Pero frecuentemente en el Antiguo y Nuevo Testamento el “corazón puro” es la simple y sincera buena intención, el “ojo sano”, y opuesto así a los inconfesables fines de los fariseos. Este “ojo sano” o “corazón puro” es más que todo lo precisado en las obras de misericordia y celo en beneficio del prójimo. Y se pone de manifiesto a la razón que la bienaventuranza, prometida a esta continua búsqueda de la gloria de Dios, consistirá en la “visión” sobrenatural del propio Dios, la última meta y finalidad del reino celestial en su plenitud.
Séptima Bienaventuranza.-
Los “pacíficos” son no sólo los que viven en paz con los demás sino que además hacen lo mejor que pueden para conservar la paz y la amistad entre los hombres y entre Dios y el hombre, y para restaurarlas cuando han sido perturbadas.
Es por esta obra divina, “una imitación del amor de Dios por el hombre” como la llama San Gregorio de Nisa, por la que serán llamados hijos de Dios, “hijos de su Padre que está en los cielos”.
Octava Bienaventuranza.-
Cuando después de todo esto a los piadosos discípulos de Cristo se les retribuya con ingratitud e incluso “persecución” no será sino una nueva bienaventuranza, “pues suyo es el reino de los cielos”.
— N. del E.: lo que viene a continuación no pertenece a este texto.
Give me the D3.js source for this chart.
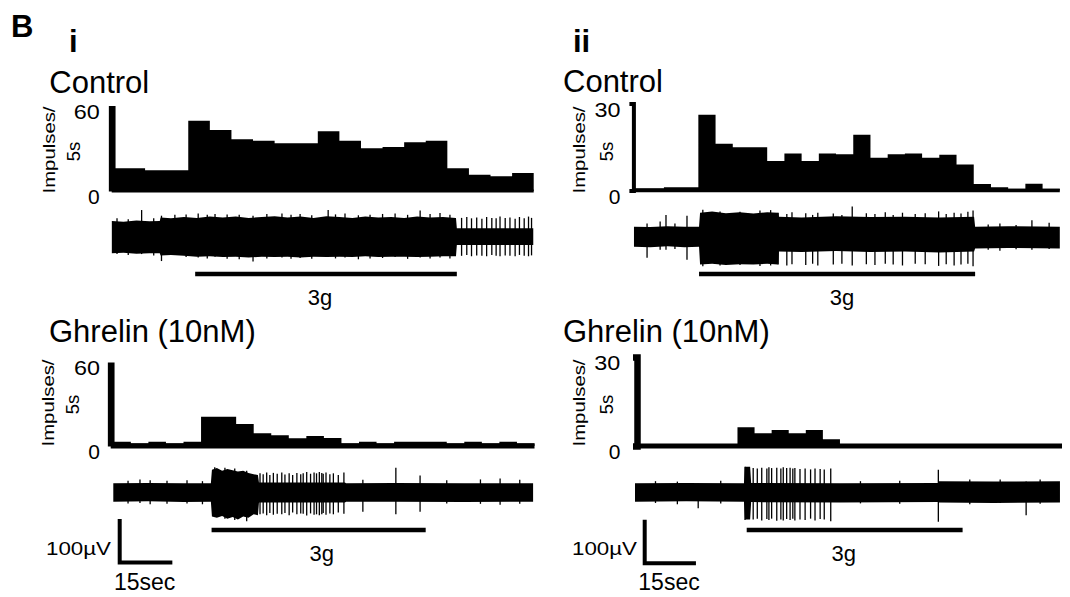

Así, la última bienaventuranza vuelve a la primera y a la segunda. Los piadosos, cuyos sentimientos y deseos, cuyas obras y sufrimientos se presentan ante nosotros, serán bienaventurados y felices por su participación en el reino mesiánico, aquí y en el futuro.
Las ocho condiciones requeridas constituyen la ley fundamental del reino, la auténtica médula y tuétano de la perfección cristiana.
Por su profundidad y amplitud de pensamiento, y su relación práctica sobre la vida cristiana, el pasaje puede ponerse al mismo nivel que el Decálogo en el Antiguo Testamento, y que la Oración del Señor en el Nuevo, y supera ambos por su belleza y estructura poética.